* Start *
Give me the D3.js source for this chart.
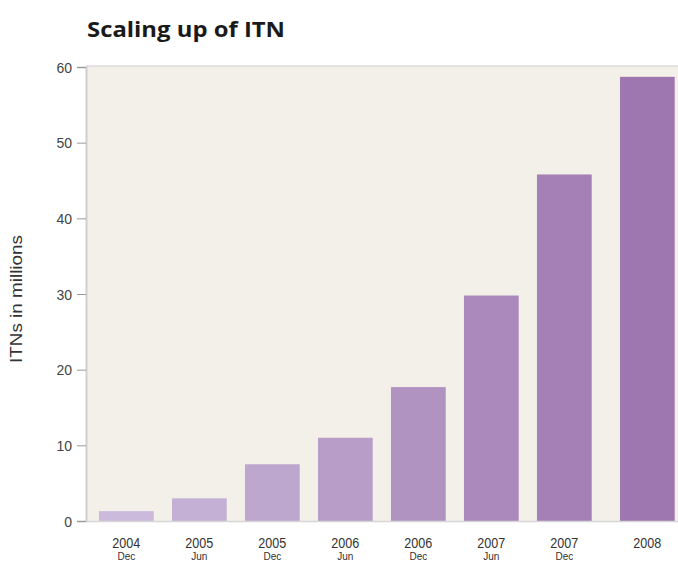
<!DOCTYPE html>
<html><head><meta charset="utf-8">
<script src="https://cdn.jsdelivr.net/npm/d3@7"></script>
<style>body{margin:0;background:#fff}svg{display:block}</style>
</head><body>
<svg id="c" width="678" height="563"></svg>
<script>
const years = ["2004","2005","2005","2006","2006","2007","2007","2008"];
const months = ["Dec","Jun","Dec","Jun","Dec","Jun","Dec",""];
const values = [1.3, 3.0, 7.5, 11.0, 17.7, 29.8, 45.8, 58.7];
const yTicks = [0,10,20,30,40,50,60];

(function(){
const svg = d3.select("#c");
const pL = 86, pR = 678, pT = 67, pB = 521;
const narrow = "'Liberation Sans','Arial',sans-serif";

svg.append("rect").attr("x", pL).attr("y", pT-1).attr("width", pR-pL).attr("height", pB-pT+1)
  .attr("fill", "#f3f0e9");
svg.append("line").attr("x1", pL).attr("x2", pR).attr("y1", pT-1).attr("y2", pT-1)
  .attr("stroke", "#dcdcdc").attr("stroke-width", 1.5);

const idx = values.map((d,i)=>i);
const x = d3.scaleBand().domain(idx).range([pL, 677.7]).paddingInner(0.25).paddingOuter(0.178);
const gapAfter = 6, gap = 10;
const xpos = i => x(i) + (i > gapAfter ? gap : 0);
const y = d3.scaleLinear().domain([0,60]).range([pB, pT]);
const color = d3.scaleLinear().domain([0, values.length-1]).range(["#cbbadb","#9e76b0"]);

svg.selectAll("rect.bar").data(values).join("rect").attr("class","bar")
  .attr("x", (d,i)=>xpos(i)).attr("width", x.bandwidth())
  .attr("y", d=>y(d)).attr("height", d=>y(0)-y(d))
  .attr("fill", (d,i)=>color(i));

const ya = svg.append("g").attr("transform", `translate(${pL},0)`)
  .call(d3.axisLeft(y).tickValues(yTicks).tickSize(9).tickPadding(5));
ya.select(".domain").attr("stroke", "#cfcfcf").attr("stroke-width", 2);
ya.selectAll(".tick line").attr("stroke", "#999");
ya.selectAll(".tick text").attr("fill", "#444").style("font-family", narrow)
  .style("font-size", "14px").attr("dy","0.36em");

svg.append("line").attr("x1", pL).attr("x2", pR).attr("y1", pB+0.5).attr("y2", pB+0.5)
  .attr("stroke", "#d6d6d6").attr("stroke-width", 1.5);

const xl = svg.append("g");
xl.selectAll("text.yr").data(years).join("text").attr("class","yr")
  .attr("x", (d,i)=>xpos(i)+x.bandwidth()/2).attr("y", 548)
  .attr("text-anchor","middle").attr("fill","#333")
  .style("font-family", narrow).style("font-size","14px")
  .attr("textLength", 28).attr("lengthAdjust","spacingAndGlyphs").text(d=>d);
xl.selectAll("text.mo").data(months).join("text").attr("class","mo")
  .attr("x", (d,i)=>xpos(i)+x.bandwidth()/2).attr("y", 560)
  .attr("text-anchor","middle").attr("fill","#333")
  .style("font-family", narrow).style("font-size","10px").text(d=>d);

svg.append("text").attr("transform","translate(22,299) rotate(-90)")
  .attr("text-anchor","middle").attr("fill","#333")
  .style("font-family", narrow).style("font-size","16px")
  .attr("textLength", 128).attr("lengthAdjust","spacingAndGlyphs").text("ITNs in millions");

svg.append("text").attr("x", 87).attr("y", 37)
  .attr("fill","#1a1a1a").style("font-family","'Open Sans',sans-serif").style("font-weight","bold")
  .style("font-size","21px").attr("textLength", 198).attr("lengthAdjust","spacingAndGlyphs")
  .text("Scaling up of ITN");
})();
</script>
</body></html>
* End *
SET EXERCISE: In your copy, leave out the pictures and reproduce the material above exactly.

WORKED SOLUTION:
Give me the D3.js source for this chart.
<!DOCTYPE html>
<html><head><meta charset="utf-8">
<script src="https://cdn.jsdelivr.net/npm/d3@7"></script>
<style>body{margin:0;background:#fff}svg{display:block}</style>
</head><body>
<svg id="c" width="678" height="563"></svg>
<script>
const years = ["2004","2005","2005","2006","2006","2007","2007","2008"];
const months = ["Dec","Jun","Dec","Jun","Dec","Jun","Dec",""];
const values = [1.3, 3.0, 7.5, 11.0, 17.7, 29.8, 45.8, 58.7];
const yTicks = [0,10,20,30,40,50,60];

(function(){
const svg = d3.select("#c");
const pL = 86, pR = 678, pT = 67, pB = 521;
const narrow = "'Liberation Sans','Arial',sans-serif";

svg.append("rect").attr("x", pL).attr("y", pT-1).attr("width", pR-pL).attr("height", pB-pT+1)
  .attr("fill", "#f3f0e9");
svg.append("line").attr("x1", pL).attr("x2", pR).attr("y1", pT-1).attr("y2", pT-1)
  .attr("stroke", "#dcdcdc").attr("stroke-width", 1.5);

const idx = values.map((d,i)=>i);
const x = d3.scaleBand().domain(idx).range([pL, 677.7]).paddingInner(0.25).paddingOuter(0.178);
const gapAfter = 6, gap = 10;
const xpos = i => x(i) + (i > gapAfter ? gap : 0);
const y = d3.scaleLinear().domain([0,60]).range([pB, pT]);
const color = d3.scaleLinear().domain([0, values.length-1]).range(["#cbbadb","#9e76b0"]);

svg.selectAll("rect.bar").data(values).join("rect").attr("class","bar")
  .attr("x", (d,i)=>xpos(i)).attr("width", x.bandwidth())
  .attr("y", d=>y(d)).attr("height", d=>y(0)-y(d))
  .attr("fill", (d,i)=>color(i));

const ya = svg.append("g").attr("transform", `translate(${pL},0)`)
  .call(d3.axisLeft(y).tickValues(yTicks).tickSize(9).tickPadding(5));
ya.select(".domain").attr("stroke", "#cfcfcf").attr("stroke-width", 2);
ya.selectAll(".tick line").attr("stroke", "#999");
ya.selectAll(".tick text").attr("fill", "#444").style("font-family", narrow)
  .style("font-size", "14px").attr("dy","0.36em");

svg.append("line").attr("x1", pL).attr("x2", pR).attr("y1", pB+0.5).attr("y2", pB+0.5)
  .attr("stroke", "#d6d6d6").attr("stroke-width", 1.5);

const xl = svg.append("g");
xl.selectAll("text.yr").data(years).join("text").attr("class","yr")
  .attr("x", (d,i)=>xpos(i)+x.bandwidth()/2).attr("y", 548)
  .attr("text-anchor","middle").attr("fill","#333")
  .style("font-family", narrow).style("font-size","14px")
  .attr("textLength", 28).attr("lengthAdjust","spacingAndGlyphs").text(d=>d);
xl.selectAll("text.mo").data(months).join("text").attr("class","mo")
  .attr("x", (d,i)=>xpos(i)+x.bandwidth()/2).attr("y", 560)
  .attr("text-anchor","middle").attr("fill","#333")
  .style("font-family", narrow).style("font-size","10px").text(d=>d);

svg.append("text").attr("transform","translate(22,299) rotate(-90)")
  .attr("text-anchor","middle").attr("fill","#333")
  .style("font-family", narrow).style("font-size","16px")
  .attr("textLength", 128).attr("lengthAdjust","spacingAndGlyphs").text("ITNs in millions");

svg.append("text").attr("x", 87).attr("y", 37)
  .attr("fill","#1a1a1a").style("font-family","'Open Sans',sans-serif").style("font-weight","bold")
  .style("font-size","21px").attr("textLength", 198).attr("lengthAdjust","spacingAndGlyphs")
  .text("Scaling up of ITN");
})();
</script>
</body></html>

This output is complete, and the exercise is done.